A suit filed June 7 in the U.S. District Court for the Eastern District of New York claims Asmussen’s operations in the state — including at Belmont Park, Saratoga and Aqueduct — have since 2016 underpaid more than 100 grooms and hot walkers.
Asmussen in 2013 settled a similar lawsuit in this same court. In 2015, another suit in Kentucky alleged his barn didn’t keep proper wage and hour records.
The 2019 filing, first reported on by the New York Post, reads that, “Despite affirmatively recognizing and agreeing to comply with the FLSA as part of their resolution of previous overtime and record keeping violations, Defendants continue to willfully withhold from employees hundreds of thousands of dollars in wages owed for long hours caring for Defendant’s prize-winning horses.”
Horse Racing Nation has contacted Asmussen’s attorney, the Oklahoma City-based Clark Brewster, for comment.

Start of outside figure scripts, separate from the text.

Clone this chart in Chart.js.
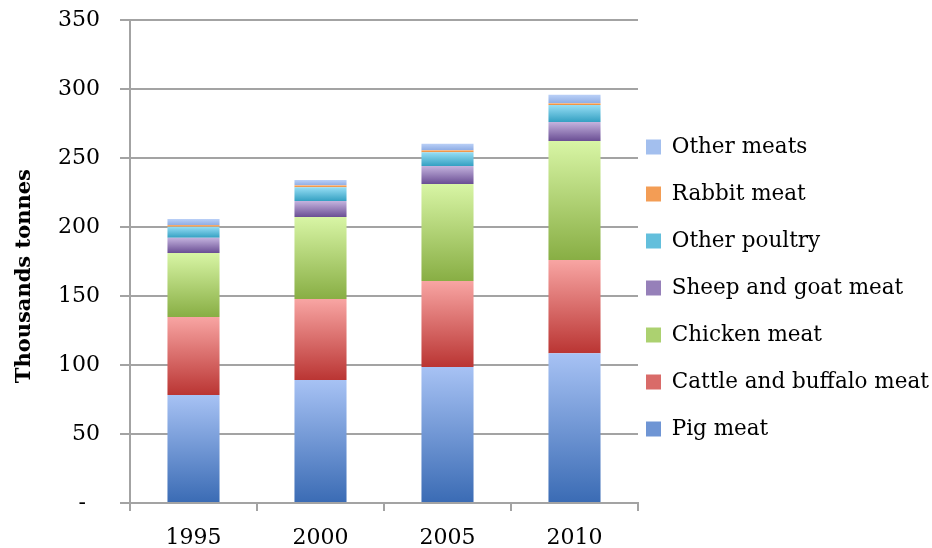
<!DOCTYPE html>
<html>
<head>
<meta charset="utf-8">
<title>Meat production</title>
<script src="https://cdn.jsdelivr.net/npm/chart.js@4/dist/chart.umd.min.js"></script>
<style>
  html, body { margin: 0; padding: 0; background: #fff; }
  #wrap { width: 932px; height: 548px; }
</style>
</head>
<body>
<div id="wrap"><canvas id="meatChart"></canvas></div>
<script>
'use strict'
// 연도
const years = ['1995', '2000', '2005', '2010'];
// 품목별 생산량 (천 톤)
const pigMeat = [78.3, 89.1, 98.6, 108.5];
const cattleMeat = [56.5, 58.7, 62.3, 67.6];
const chickenMeat = [46.4, 59.4, 70.3, 86.2];
const sheepMeat = [11.0, 11.6, 13.0, 13.8];
const otherPoultry = [8.0, 10.0, 10.0, 12.3];
const rabbitMeat = [1.2, 1.4, 1.5, 1.3];
const otherMeats = [4.4, 3.8, 4.7, 6.1];
// y축 눈금
const yTicks = [0, 50, 100, 150, 200, 250, 300, 350];

const seriesNames = ['Pig meat', 'Cattle and buffalo meat', 'Chicken meat', 'Sheep and goat meat', 'Other poultry', 'Rabbit meat', 'Other meats'];
const seriesValues = [pigMeat, cattleMeat, chickenMeat, sheepMeat, otherPoultry, rabbitMeat, otherMeats];
// 위쪽 밝은 색 / 아래쪽 진한 색
const lightColors = ['#a7c2f4', '#f8a5a3', '#d8f5a5', '#c4b3de', '#97def5', '#f9b47c', '#bad0f7'];
const darkColors = ['#3a6bb4', '#ba3533', '#88ae44', '#6a4e94', '#34a0c2', '#ee8930', '#8fade4'];
const legendColors = ['#6f95d4', '#d96b69', '#acd170', '#9680b9', '#63bfdc', '#f39d55', '#a3bfee'];

const serif = "'DejaVu Serif', 'Liberation Serif', serif";
const gridGray = '#a3a3a3';

// 막대 조각마다 세로 그라데이션
function segmentFill(ctx){
    const ds = ctx.datasetIndex;
    const chart = ctx.chart;
    const y = chart.scales.y;
    if(ctx.type !== 'data' || !y) return legendColors[ds];
    const i = ctx.dataIndex;
    let base = 0;
    for(let k = 0; k < ds; k++) base += seriesValues[k][i];
    const top = base + seriesValues[ds][i];
    const y0 = y.getPixelForValue(top);
    const y1 = y.getPixelForValue(base);
    //스케일 준비 전이면 단색
    if(!isFinite(y0) || !isFinite(y1) || y0 === y1) return legendColors[ds];
    const g = chart.ctx.createLinearGradient(0, y0, 0, y1);
    g.addColorStop(0, lightColors[ds]);
    g.addColorStop(1, darkColors[ds]);
    return g;
}

// 범례 항목 간격을 넓히려고 텍스트를 배열로 (줄 높이 적용)
function legendLabels(chart){
    const items = Chart.defaults.plugins.legend.labels.generateLabels(chart);
    items.forEach((item) => {
        item.text = [item.text];
        item.fillStyle = legendColors[item.datasetIndex];
    });
    return items;
}

const datasets = seriesNames.map((name, k) => ({
    label: name,
    data: seriesValues[k],
    backgroundColor: segmentFill,
    borderWidth: 0,
    barPercentage: 0.41,
    categoryPercentage: 1
}));

new Chart(document.getElementById('meatChart'), {
    type: 'bar',
    data: { labels: years, datasets: datasets },
    options: {
        responsive: true,
        maintainAspectRatio: false,
        animation: false,
        layout: { padding: { top: 0, right: 0, left: 0, bottom: 0 } },
        plugins: {
            tooltip: { enabled: false },
            legend: {
                position: 'right',
                reverse: true,
                align: 'center',
                maxWidth: 294,
                title: { display: true, text: ' ', font: { size: 10, lineHeight: 4.55 } },
                labels: {
                    boxWidth: 15,
                    boxHeight: 15,
                    padding: 8,
                    color: '#000',
                    generateLabels: legendLabels,
                    font: { family: serif, size: 21.5, lineHeight: 39 / 21.5 }
                }
            }
        },
        scales: {
            x: {
                stacked: true,
                grid: { offset: true, drawOnChartArea: false, drawTicks: true, tickLength: 8, color: gridGray, lineWidth: 2 },
                border: { color: gridGray, width: 2 },
                ticks: { color: '#000', padding: 14, font: { family: serif, size: 22 } },
                afterFit: function(scale){ scale.height = 45; }
            },
            y: {
                stacked: true,
                min: 0,
                max: 350,
                afterBuildTicks: function(scale){ scale.ticks = yTicks.map(v => ({ value: v })); },
                grid: { color: gridGray, lineWidth: 2, tickLength: 10 },
                border: { color: gridGray, width: 2 },
                ticks: {
                    color: '#000',
                    padding: 20,
                    font: { family: serif, size: 22 },
                    callback: function(v){ return v === 0 ? '-  ' : v; }
                },
                title: {
                    display: true,
                    text: 'Thousands tonnes    ',
                    color: '#000',
                    padding: { top: 12, bottom: 0 },
                    font: { family: serif, size: 21, weight: 'bold' }
                },
                afterFit: function(scale){
                    scale.width = 130;
                    //위쪽 여백 고정
                    scale.paddingTop = 20;
                    scale.paddingBottom = 0;
                }
            }
        }
    }
});
</script>
</body>
</html>
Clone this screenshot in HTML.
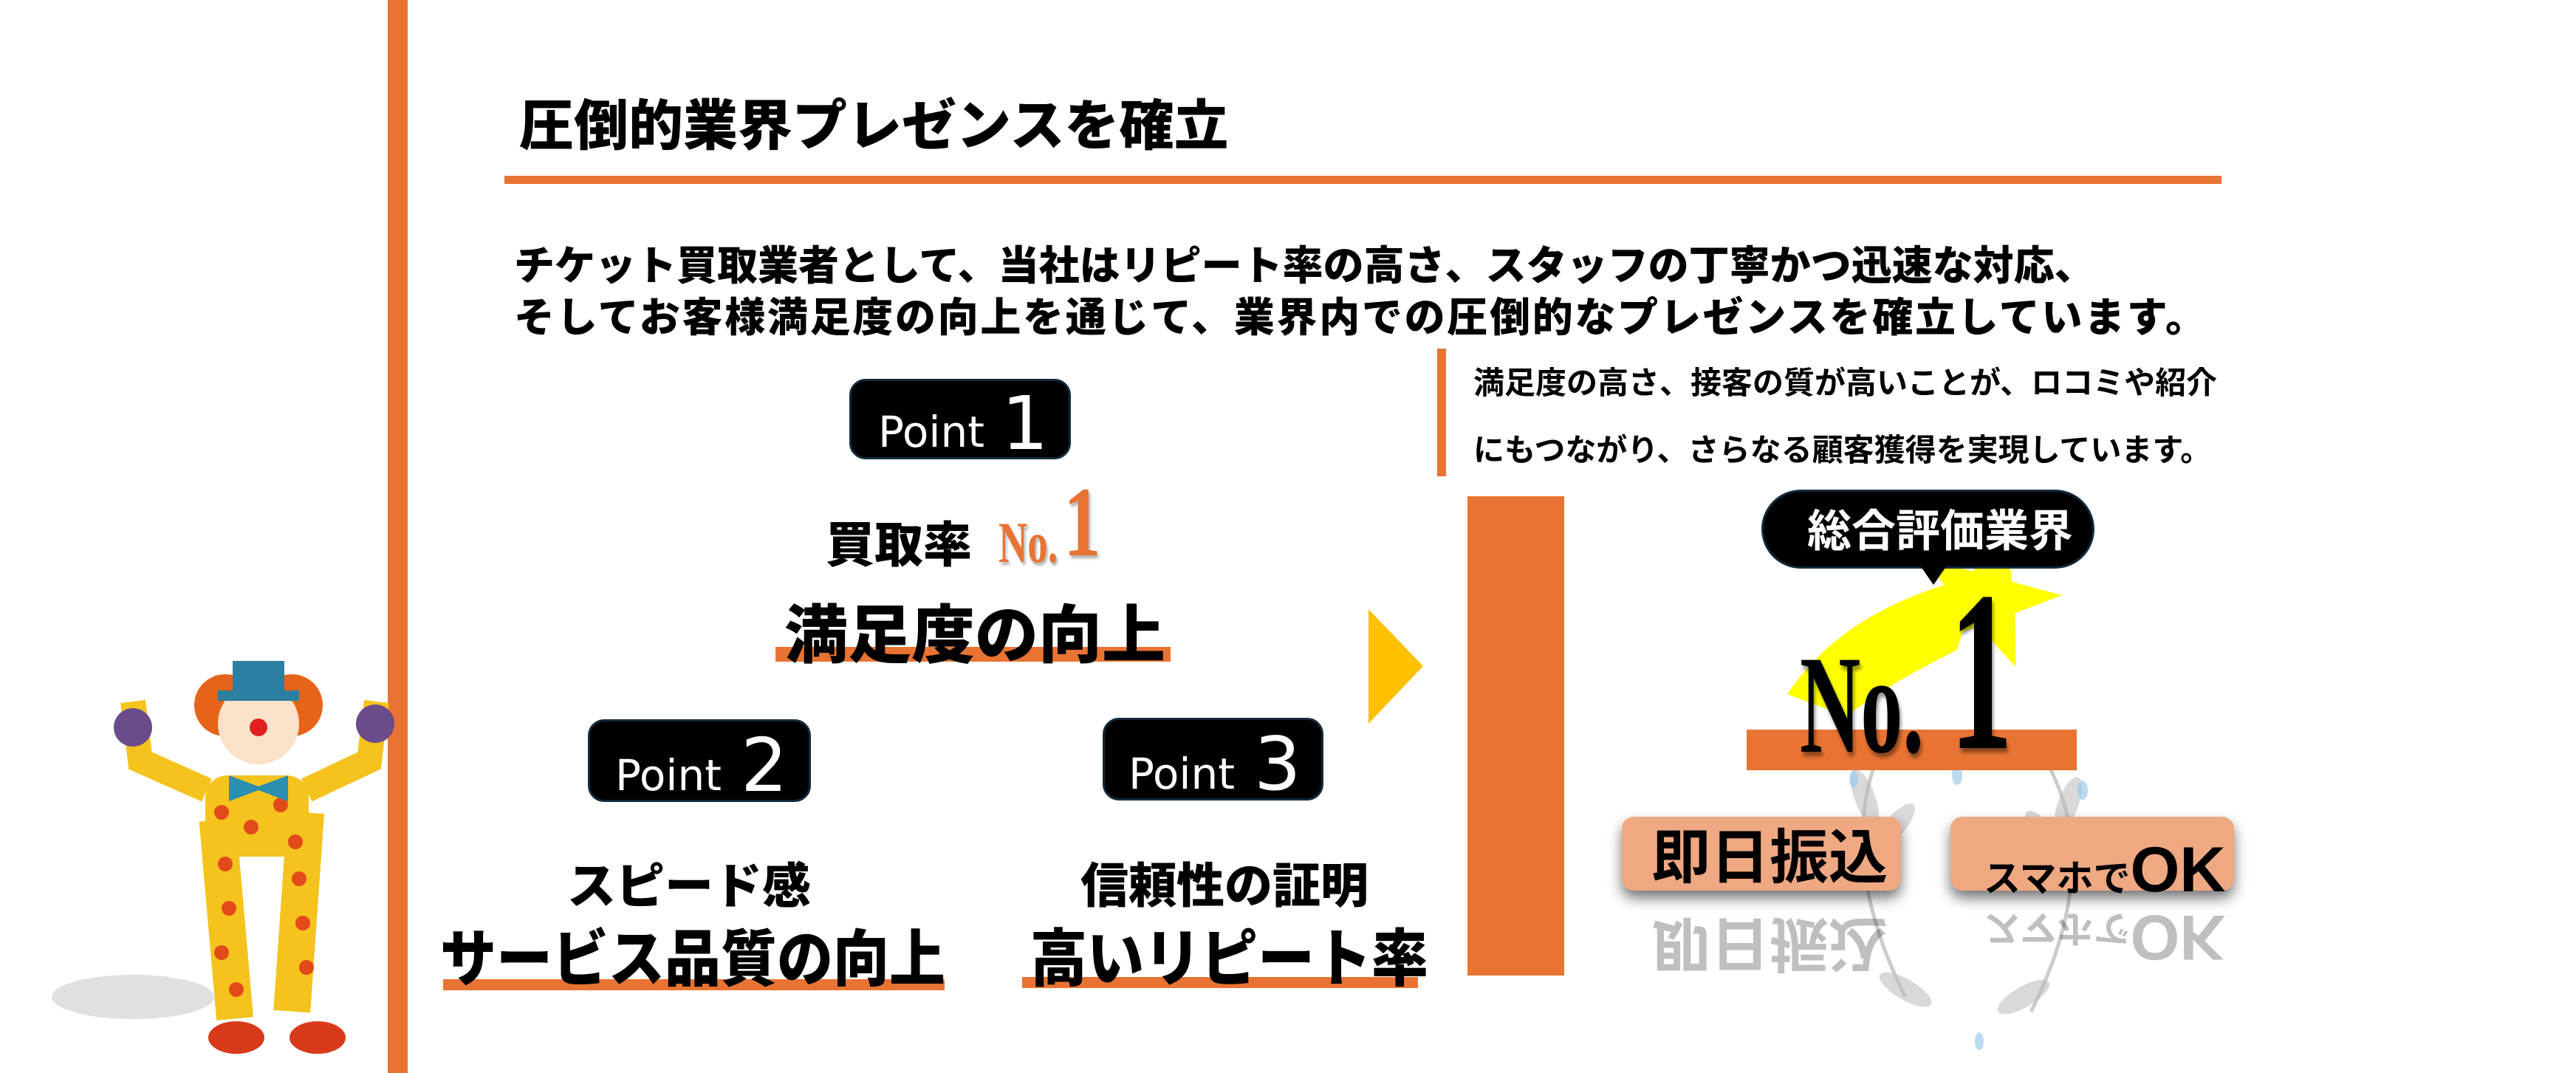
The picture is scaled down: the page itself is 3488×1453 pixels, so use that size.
<!DOCTYPE html>
<html><head><meta charset="utf-8"><style>
body{margin:0;width:3488px;height:1453px;background:#fff;position:relative;overflow:hidden;font-family:"Liberation Sans","Noto Sans CJK JP",sans-serif;}
.a{position:absolute;}
.jp{font-family:"Noto Sans CJK JP","Liberation Sans",sans-serif;font-weight:900;color:#000;white-space:nowrap;line-height:1;}
.or{background:#e87332;}
.pt{background:#000;border:3px solid #13293a;border-radius:22px;color:#fff;box-sizing:border-box;}
.pt span{position:absolute;font-family:"DejaVu Sans","Liberation Sans",sans-serif;line-height:1;}
.btn{background:#eea882;border-radius:16px;box-shadow:0 10px 18px rgba(0,0,0,.55);}
</style></head><body>
<div class="a or" style="left:525px;top:0;width:27px;height:1453px"></div>
<div class="a jp" style="left:703px;top:128px;font-size:74px">圧倒的業界プレゼンスを確立</div>
<div class="a or" style="left:683px;top:238px;width:2325px;height:11px"></div>
<div class="a jp" style="left:696px;top:320px;font-size:55px;line-height:70px">チケット買取業者として、当社はリピート率の高さ、スタッフの丁寧かつ迅速な対応、<br><span style="letter-spacing:2.7px">そしてお客様満足度の向上を通じて、業界内での圧倒的なプレゼンスを確立しています。</span></div>
<div class="a or" style="left:1946px;top:472px;width:12px;height:173px"></div>
<div class="a jp" style="left:1995px;top:470px;font-size:42px;line-height:91px;font-weight:700">満足度の高さ、接客の質が高いことが、ロコミや紹介<br>にもつながり、さらなる顧客獲得を実現しています。</div>

<div class="a pt" style="left:1150px;top:513px;width:300px;height:109px"><span style="left:36px;top:40px;font-size:58px">Point</span><span style="left:203px;top:8px;font-size:100px">1</span></div>
<div class="a jp" style="left:1118px;top:700px;font-size:66px">買取率</div>
<div class="a" style="left:1352px;top:690px;font-family:'Liberation Serif',serif;font-weight:bold;color:#e87332;font-size:78px;transform:scaleX(.7);transform-origin:left;text-shadow:3px 4px 4px rgba(0,0,0,.3)">No.</div>
<div class="a" style="left:1440px;top:640px;font-family:'Liberation Serif',serif;font-weight:bold;color:#e87332;font-size:135px;transform:scaleX(.75);transform-origin:left;line-height:1;text-shadow:3px 4px 4px rgba(0,0,0,.3)">1</div>
<div class="a or" style="left:1050px;top:876px;width:535px;height:20px"></div>
<div class="a jp" style="left:1062px;top:810px;font-size:86px">満足度の向上</div>

<div class="a pt" style="left:796px;top:974px;width:302px;height:112px"><span style="left:34px;top:44px;font-size:58px">Point</span><span style="left:204px;top:10px;font-size:100px">2</span></div>
<div class="a pt" style="left:1493px;top:972px;width:299px;height:112px"><span style="left:32px;top:44px;font-size:58px">Point</span><span style="left:202px;top:10px;font-size:100px">3</span></div>
<div class="a jp" style="left:768px;top:1162px;font-size:66px">スピード感</div>
<div class="a jp" style="left:1463px;top:1162px;font-size:65px">信頼性の証明</div>
<div class="a or" style="left:600px;top:1326px;width:679px;height:15px"></div>
<div class="a or" style="left:1384px;top:1323px;width:536px;height:15px"></div>
<div class="a jp" style="left:596px;top:1250px;font-size:76px;transform:scaleY(1.1);transform-origin:top">サービス品質の向上</div>
<div class="a jp" style="left:1395px;top:1250px;font-size:77px;transform:scaleY(1.1);transform-origin:top">高いリピート率</div>

<svg class="a" style="left:1853px;top:825px" width="74" height="155"><polygon points="0,0 74,77 0,155" fill="#ffc000"/></svg>
<div class="a or" style="left:1987px;top:672px;width:131px;height:649px"></div>

<svg class="a" style="left:2350px;top:650px" width="700" height="780">
 <g fill="none" stroke="#aaa" stroke-width="5" opacity=".6">
  <path d="M190 380 Q140 520 230 700"/><path d="M420 380 Q500 520 400 720"/>
 </g>
 <g fill="#bbb" opacity=".55">
  <ellipse cx="175" cy="430" rx="14" ry="40" transform="rotate(-20 175 430)"/><ellipse cx="215" cy="470" rx="14" ry="40" transform="rotate(40 215 470)"/>
  <ellipse cx="450" cy="440" rx="14" ry="40" transform="rotate(20 450 440)"/><ellipse cx="420" cy="480" rx="14" ry="40" transform="rotate(-40 420 480)"/>
  <ellipse cx="230" cy="690" rx="14" ry="40" transform="rotate(-60 230 690)"/><ellipse cx="390" cy="700" rx="14" ry="40" transform="rotate(60 390 700)"/>
 </g>
 <g fill="#9ccbe8" opacity=".7"><ellipse cx="160" cy="405" rx="6" ry="12"/><ellipse cx="300" cy="400" rx="7" ry="13"/><ellipse cx="470" cy="420" rx="7" ry="13"/><ellipse cx="330" cy="760" rx="6" ry="12"/></g>
 <path d="M70 290 Q150 170 330 130 L300 230 Q200 280 150 320 Z" fill="#ffff00"/>
 <polygon points="342,60 370,130 440,130 385,170 405,240 342,200 280,240 300,170 245,130 315,130" fill="#ffff00" transform="rotate(15 342 150)"/>
</svg>
<div class="a" style="left:2385px;top:663px;width:451px;height:107px;background:#000;border:3px solid #13293a;border-radius:54px;box-sizing:border-box"></div>
<svg class="a" style="left:2600px;top:766px" width="36" height="26"><polygon points="0,0 36,0 18,26" fill="#000"/></svg>
<div class="a jp" style="left:2447px;top:685px;font-size:60px;color:#fff;font-weight:700">総合評価業界</div>
<div class="a or" style="left:2365px;top:988px;width:447px;height:55px"></div>
<div class="a" style="left:2437px;top:860px;font-family:'Liberation Serif',serif;font-weight:bold;font-size:190px;line-height:1;transform:scaleX(.6);transform-origin:left;text-shadow:4px 6px 6px rgba(0,0,0,.4)">No.</div>
<div class="a" style="left:2640px;top:755px;font-family:'Liberation Serif',serif;font-weight:bold;font-size:310px;line-height:1;transform:scaleX(.55);transform-origin:left;text-shadow:4px 6px 6px rgba(0,0,0,.4)">1</div>

<div class="a btn" style="left:2196px;top:1106px;width:378px;height:100px"></div>
<div class="a btn" style="left:2641px;top:1106px;width:384px;height:100px"></div>
<div class="a jp" style="left:2236px;top:1115px;font-size:80px;font-weight:700">即日振込</div>
<div class="a jp" style="left:2686px;top:1135px;font-size:50px;font-weight:700">スマホで<span style="font-family:'Liberation Sans',sans-serif;font-size:86px">OK</span></div>
<div class="a" style="left:2196px;top:1222px;width:829px;height:110px;opacity:.25;transform:scaleY(-1)">
 <div class="a jp" style="left:40px;top:8px;font-size:80px;font-weight:700">即日振込</div>
 <div class="a jp" style="left:490px;top:20px;font-size:50px;font-weight:700">スマホで<span style="font-family:'Liberation Sans',sans-serif;font-size:86px">OK</span></div>
</div>

<svg class="a" style="left:40px;top:870px" width="560" height="580">
 <ellipse cx="140" cy="480" rx="110" ry="30" fill="#ccc" opacity=".6"/>
 <rect x="340" y="230" width="50" height="270" fill="#f5c31e" transform="rotate(4 365 360)"/>
 <rect x="240" y="240" width="50" height="270" fill="#f5c31e" transform="rotate(-5 265 360)"/>
 <rect x="238" y="180" width="140" height="110" rx="30" fill="#f5c31e"/>
 <g fill="#e24a1c"><circle cx="260" cy="230" r="10"/><circle cx="300" cy="250" r="10"/><circle cx="340" cy="220" r="10"/><circle cx="360" cy="270" r="10"/><circle cx="265" cy="300" r="10"/><circle cx="270" cy="360" r="10"/><circle cx="260" cy="420" r="10"/><circle cx="365" cy="320" r="10"/><circle cx="370" cy="380" r="10"/><circle cx="375" cy="440" r="10"/><circle cx="280" cy="470" r="10"/></g>
 <path d="M240 200 L150 160 L140 80" stroke="#f5c31e" stroke-width="34" fill="none"/>
 <path d="M375 200 L460 160 L470 80" stroke="#f5c31e" stroke-width="34" fill="none"/>
 <circle cx="140" cy="115" r="26" fill="#6a4c8a"/><circle cx="468" cy="110" r="26" fill="#6a4c8a"/>
 <circle cx="265" cy="85" r="42" fill="#e8631a"/><circle cx="355" cy="85" r="42" fill="#e8631a"/>
 <circle cx="310" cy="110" r="55" fill="#f9e2c8"/>
 <circle cx="310" cy="115" r="12" fill="#e02020"/>
 <rect x="275" y="25" width="70" height="50" fill="#2c7fa0"/><rect x="255" y="65" width="110" height="14" fill="#2c7fa0"/>
 <polygon points="270,180 310,195 350,180 350,215 310,200 270,215" fill="#2a8fb0"/>
 <ellipse cx="280" cy="535" rx="38" ry="22" fill="#d73a1a"/><ellipse cx="390" cy="535" rx="38" ry="22" fill="#d73a1a"/>
</svg>
</body></html>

Asmussen’s New York operation is only the latest back under the microscope after trainer Chad Brown was in May hit with $1.6 million in back wages and penalties after an investigation by the U.S. Department of Labor's Wage and Hour Division.
The latest lawsuit, which concludes by lists names of 112 employees who complied with the government, says Asmussen’s violations were three-fold:
“First, Defendants knowingly undercount employees’ actual hours worked, concealing from payroll and time records many of the hours spent performing assigned tasks.
“Second, rather than paying employees based on their actual hours worked, Defendants have paid a combination of fixed salaries and lump sums based on factors such as the number of horses cared for, or number of additional tasks assigned. Accordingly, in workweeks for which employees worked overtime, Defendants have failed to properly calculate and pay employees the required overtime premiums.
“Third, Defendants have denied their H-2B visa employees the proper additional overtime wages owed to those employees at the rates required by the Act and the H-2B non-immigrant visa program.”
Asmussen’s hot walkers are assigned a base schedule of roughly 46.5 hours per week, while grooms work 60 more hours over seven days, the filing says. But according to the lawsuit, that does not take into account race day activity and travel as well as other tasks that arise, such as overseeing a horse during veterinary or blacksmith visits.
The suit alleges that Asmussen “regularly failed” to compensate grooms and hot walkers for six to 12 hours per week. Some employees, meanwhile, were evidenced to have received pay for 40 hours week after week regardless of how many hours were logged.
For some overtime work, employees were funded a lump sump, such as a $25 payment for working on race day “without calculating the actual overtime premium owed to each employee for the additional hours as required” by the Fair Labor Standards Act.
Asmussen's "typical" weekly pay for a hot walker with four horse in his or her care was $462 in 2018. Grooms with that many horses were earning $662.75 weekly base pay last year, per the Department of Labor.